== Exercise ==
Pictures do not belong in the copy. Return all of the entries exactly.

== Provided records ==
· · · · · · ·

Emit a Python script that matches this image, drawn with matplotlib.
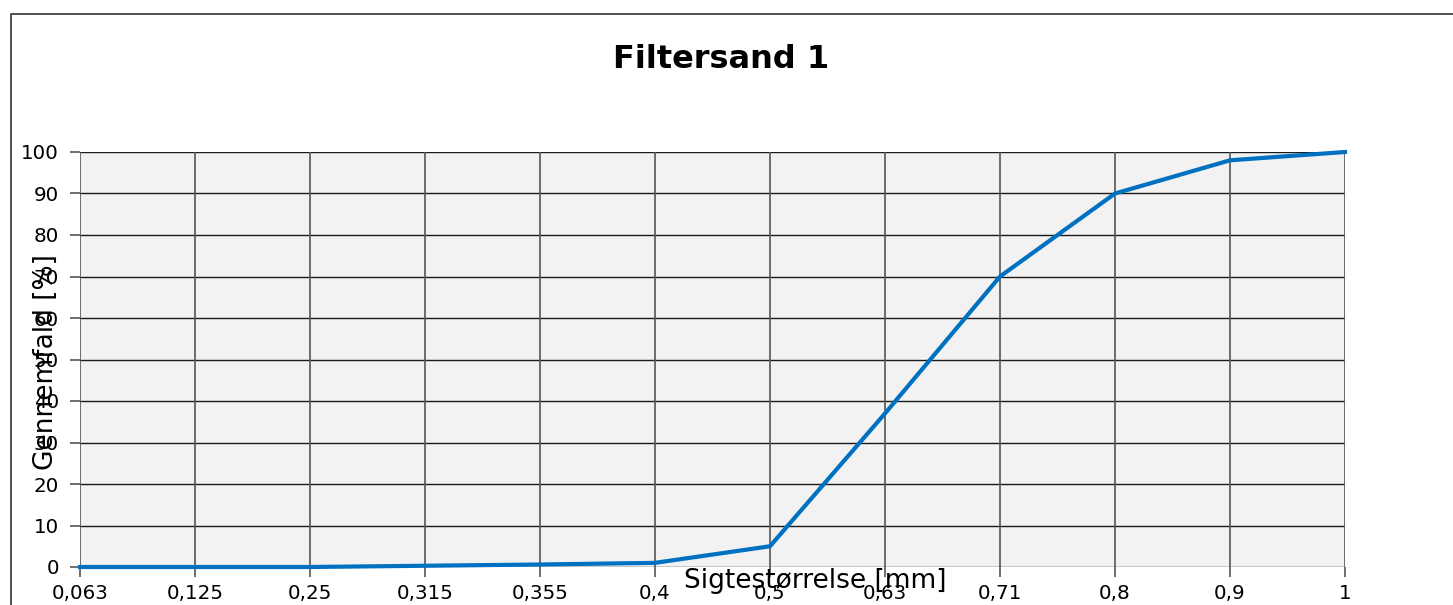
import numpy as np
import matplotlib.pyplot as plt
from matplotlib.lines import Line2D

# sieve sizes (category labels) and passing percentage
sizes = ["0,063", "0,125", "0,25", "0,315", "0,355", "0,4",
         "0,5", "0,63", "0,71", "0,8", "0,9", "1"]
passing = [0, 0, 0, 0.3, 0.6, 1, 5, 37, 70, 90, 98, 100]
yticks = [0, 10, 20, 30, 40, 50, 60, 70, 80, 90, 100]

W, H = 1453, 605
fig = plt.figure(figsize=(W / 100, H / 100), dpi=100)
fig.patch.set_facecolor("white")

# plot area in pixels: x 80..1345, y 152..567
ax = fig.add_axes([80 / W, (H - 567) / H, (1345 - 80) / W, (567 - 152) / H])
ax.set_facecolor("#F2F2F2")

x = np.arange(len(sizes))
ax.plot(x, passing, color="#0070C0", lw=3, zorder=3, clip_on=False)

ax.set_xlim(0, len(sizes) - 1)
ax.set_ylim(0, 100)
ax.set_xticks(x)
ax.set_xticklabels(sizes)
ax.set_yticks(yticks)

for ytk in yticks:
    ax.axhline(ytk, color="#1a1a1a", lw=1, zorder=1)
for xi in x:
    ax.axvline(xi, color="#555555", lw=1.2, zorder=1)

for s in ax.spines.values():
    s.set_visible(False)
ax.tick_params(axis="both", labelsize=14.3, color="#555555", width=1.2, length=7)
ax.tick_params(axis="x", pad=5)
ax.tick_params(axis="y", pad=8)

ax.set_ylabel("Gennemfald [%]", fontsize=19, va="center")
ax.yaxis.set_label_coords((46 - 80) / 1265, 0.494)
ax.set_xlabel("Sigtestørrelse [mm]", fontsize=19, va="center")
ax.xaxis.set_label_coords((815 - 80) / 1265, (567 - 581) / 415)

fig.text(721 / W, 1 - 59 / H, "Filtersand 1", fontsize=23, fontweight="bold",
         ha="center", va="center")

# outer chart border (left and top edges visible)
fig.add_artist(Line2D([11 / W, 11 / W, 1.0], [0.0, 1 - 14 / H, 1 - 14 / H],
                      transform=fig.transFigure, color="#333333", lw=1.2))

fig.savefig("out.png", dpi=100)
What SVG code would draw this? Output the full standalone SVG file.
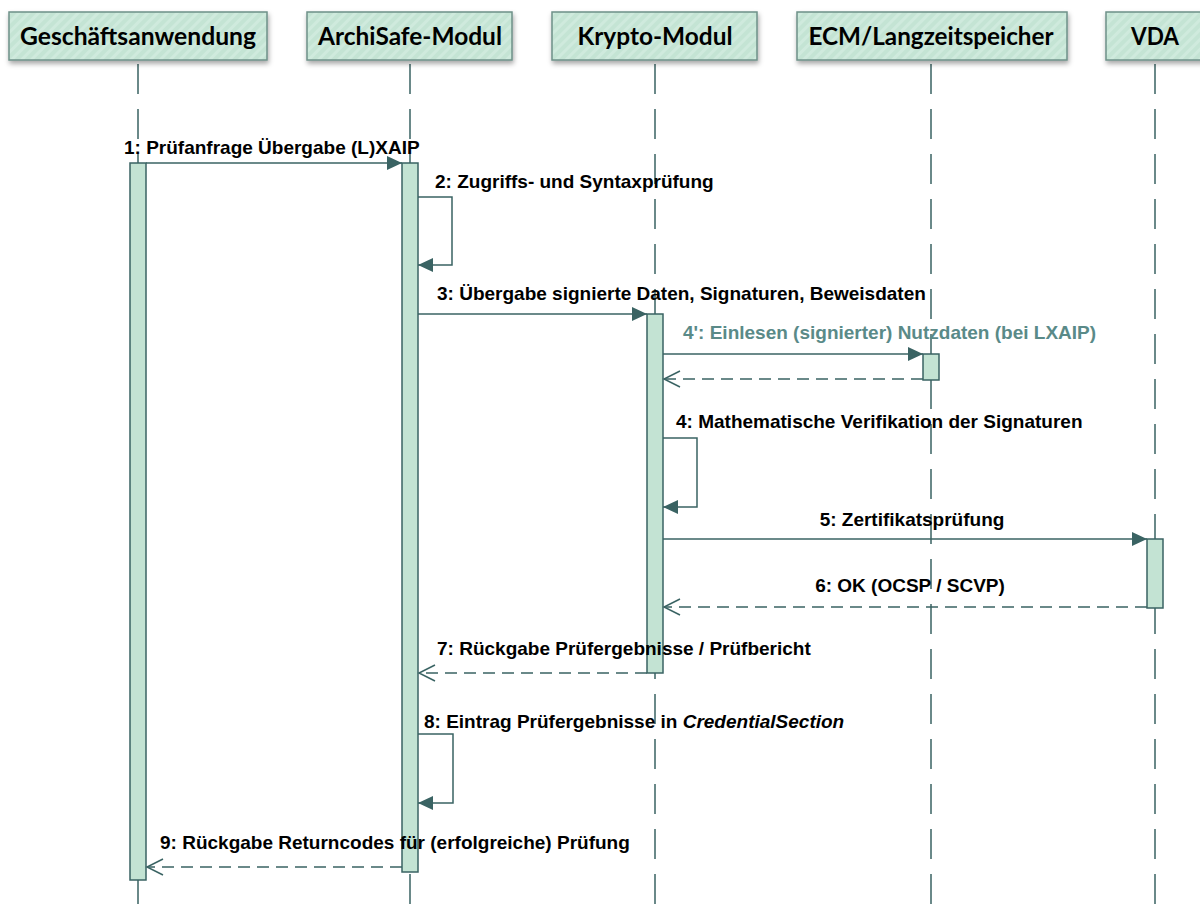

· · · · · · ·

== Solved exercise ==
Emit a Python script that matches this image, drawn with matplotlib.
import numpy as np
import matplotlib.pyplot as plt
from matplotlib.lines import Line2D

# sieve sizes (category labels) and passing percentage
sizes = ["0,063", "0,125", "0,25", "0,315", "0,355", "0,4",
         "0,5", "0,63", "0,71", "0,8", "0,9", "1"]
passing = [0, 0, 0, 0.3, 0.6, 1, 5, 37, 70, 90, 98, 100]
yticks = [0, 10, 20, 30, 40, 50, 60, 70, 80, 90, 100]

W, H = 1453, 605
fig = plt.figure(figsize=(W / 100, H / 100), dpi=100)
fig.patch.set_facecolor("white")

# plot area in pixels: x 80..1345, y 152..567
ax = fig.add_axes([80 / W, (H - 567) / H, (1345 - 80) / W, (567 - 152) / H])
ax.set_facecolor("#F2F2F2")

x = np.arange(len(sizes))
ax.plot(x, passing, color="#0070C0", lw=3, zorder=3, clip_on=False)

ax.set_xlim(0, len(sizes) - 1)
ax.set_ylim(0, 100)
ax.set_xticks(x)
ax.set_xticklabels(sizes)
ax.set_yticks(yticks)

for ytk in yticks:
    ax.axhline(ytk, color="#1a1a1a", lw=1, zorder=1)
for xi in x:
    ax.axvline(xi, color="#555555", lw=1.2, zorder=1)

for s in ax.spines.values():
    s.set_visible(False)
ax.tick_params(axis="both", labelsize=14.3, color="#555555", width=1.2, length=7)
ax.tick_params(axis="x", pad=5)
ax.tick_params(axis="y", pad=8)

ax.set_ylabel("Gennemfald [%]", fontsize=19, va="center")
ax.yaxis.set_label_coords((46 - 80) / 1265, 0.494)
ax.set_xlabel("Sigtestørrelse [mm]", fontsize=19, va="center")
ax.xaxis.set_label_coords((815 - 80) / 1265, (567 - 581) / 415)

fig.text(721 / W, 1 - 59 / H, "Filtersand 1", fontsize=23, fontweight="bold",
         ha="center", va="center")

# outer chart border (left and top edges visible)
fig.add_artist(Line2D([11 / W, 11 / W, 1.0], [0.0, 1 - 14 / H, 1 - 14 / H],
                      transform=fig.transFigure, color="#333333", lw=1.2))

fig.savefig("out.png", dpi=100)
What SVG code would draw this? Output the full standalone SVG file.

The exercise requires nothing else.